Pour la CFDT, la SNCF doit rester la référence en matière d'habilitations, tant pour la médecine du travail que pour la formation de tous les salariés présents sur le réseau ferroviaire français. Elle doit avoir la compétence de contrôle et de validation.

En conclusion

La CFDT approuve une politique européenne qui a pour but de faire passer le transport ferroviaire au premier plan de l'intérêt collectif en tant que moyen de transport contribuant au développement durable.

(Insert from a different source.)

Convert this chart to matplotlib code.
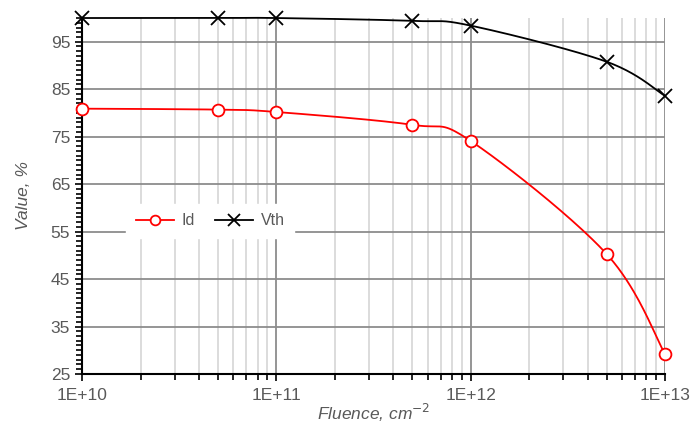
import numpy as np
import matplotlib
matplotlib.use("Agg")
import matplotlib.pyplot as plt
from matplotlib.ticker import FixedLocator, FuncFormatter, NullFormatter, LogLocator

plt.rcParams['font.family'] = ['Liberation Sans', 'DejaVu Sans']

fluence = [1e10, 5e10, 1e11, 5e11, 1e12, 5e12, 1e13]
id_vals = [80.9, 80.7, 80.2, 77.5, 74.1, 50.3, 29.2]
vth_vals = [100.0, 100.0, 100.0, 99.4, 98.4, 90.8, 83.6]
y_ticks = [25, 35, 45, 55, 65, 75, 85, 95]
x_ticks = [1e10, 1e11, 1e12, 1e13]
x_tick_labels = ["1E+10", "1E+11", "1E+12", "1E+13"]


def smooth(xs, ys, n=40):
    # Catmull-Rom style smoothing in log-x space (Excel "smoothed line")
    lx = np.log10(xs)
    ys = np.asarray(ys, float)
    P = np.column_stack([lx, ys])
    out = []
    for i in range(len(P) - 1):
        p0 = P[i - 1] if i > 0 else P[i]
        p1 = P[i]
        p2 = P[i + 1]
        p3 = P[i + 2] if i + 2 < len(P) else P[i + 1]
        c1 = p1 + (p2 - p0) / 6.0
        c2 = p2 - (p3 - p1) / 6.0
        t = np.linspace(0, 1, n)[:, None]
        seg = ((1 - t) ** 3) * p1 + 3 * ((1 - t) ** 2) * t * c1 + 3 * (1 - t) * t ** 2 * c2 + t ** 3 * p2
        out.append(seg if i == 0 else seg[1:])
    S = np.vstack(out)
    return 10 ** S[:, 0], S[:, 1]


fig = plt.figure(figsize=(6.92, 4.24), dpi=100)
ax = fig.add_axes([0.1185, 0.118, 0.8425, 0.8395])
ax.set_xscale('log')
ax.set_xlim(1e10, 1e13)
ax.set_ylim(25, 100)

gray = '#595959'
ax.set_axisbelow(True)
ax.yaxis.set_major_locator(FixedLocator(y_ticks))
ax.yaxis.set_minor_locator(FixedLocator(np.arange(25, 100.1, 1)))
ax.xaxis.set_major_locator(FixedLocator(x_ticks))
ax.xaxis.set_major_formatter(FuncFormatter(lambda v, p: x_tick_labels[x_ticks.index(v)] if v in x_ticks else ""))
ax.xaxis.set_minor_locator(LogLocator(base=10, subs=np.arange(2, 10)))
ax.xaxis.set_minor_formatter(NullFormatter())

ax.grid(which='major', axis='both', color='#8c8c8c', linewidth=1.3)
ax.grid(which='minor', axis='x', color='#d9d9d9', linewidth=1.3)

for s in ['top', 'right']:
    ax.spines[s].set_visible(False)
for s in ['left', 'bottom']:
    ax.spines[s].set_linewidth(1.5)
    ax.spines[s].set_color('black')

ax.tick_params(which='both', direction='out', color='black', width=1.2, labelsize=12.5, labelcolor=gray)
ax.tick_params(which='major', length=5)
ax.tick_params(which='minor', length=4)
ax.tick_params(axis='x', which='major', pad=5)

sx, sy = smooth(fluence, id_vals)
ax.plot(sx, sy, color='red', linewidth=1.3, clip_on=False, zorder=3)
sx, sy = smooth(fluence, vth_vals)
ax.plot(sx, sy, color='black', linewidth=1.3, clip_on=False, zorder=3)
ax.plot(fluence, id_vals, linestyle='none', marker='o', markersize=8.5, markerfacecolor='white',
        markeredgecolor='red', markeredgewidth=1.3, clip_on=False, zorder=4)
ax.plot(fluence, vth_vals, linestyle='none', marker='x', markersize=9.5, markeredgecolor='black',
        markeredgewidth=1.3, clip_on=False, zorder=4)

# legend proxies
h1, = ax.plot([], [], color='red', linewidth=1.3, marker='o', markersize=7, markerfacecolor='white',
              markeredgecolor='red', markeredgewidth=1.3)
h2, = ax.plot([], [], color='black', linewidth=1.3, marker='x', markersize=8, markeredgecolor='black',
              markeredgewidth=1.3)
leg = ax.legend([h1, h2], ['Id', 'Vth'], loc='center', bbox_to_anchor=(0.22, 0.43), ncol=2,
                frameon=True, fancybox=False, edgecolor='white', facecolor='white', framealpha=1,
                fontsize=11.5, handlelength=2.4, columnspacing=1.2, handletextpad=0.5, borderpad=0.6)
for t in leg.get_texts():
    t.set_color(gray)

ax.set_ylabel('Value, %', fontsize=12.5, style='italic', color=gray)
ax.yaxis.set_label_coords(-0.087, 0.5)
ax.set_xlabel('Fluence, cm$^{-2}$', fontsize=12.5, style='italic', color=gray)
ax.xaxis.set_label_coords(0.5, -0.078)

fig.savefig('out.png', dpi=100)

Elle désapprouve la direction lorsqu'elle cherche à transformer progressivement l'EPIC qu'est la SNCF en une entreprise capitalistique désintégrée vaguement pilotée en holding où plus personne ne sait vraiment qui fait quoi. La langue de bois pratiquée par la direction sur l'Europe est un modèle du genre: "Le champ européen et les évolutions qui s'y déroulent présentent certes des risques, mais également de nombreuses opportunités. La SNCF possède des atouts forts qui la placent en bonne place pour gagner du trafic sur de nombreux fronts. " Si on remplace "SNCF" par "entreprise", et "trafic" par "marché", on peut l'appliquer aussi bien à Vivendi qu'à l'épicier du coin !

Les cheminots devront veiller à ce que la SNCF se conduise "poliment" en dehors des frontières de l'hexagone en n'exportant que les modèles qui font de notre entreprise publique une référence sociale et économique. Dans le même temps, il faudra s'opposer fermement à toute circulation d'opérateur français ou étranger qui ne respecterait pas ces mêmes critères sociaux et de sécurité.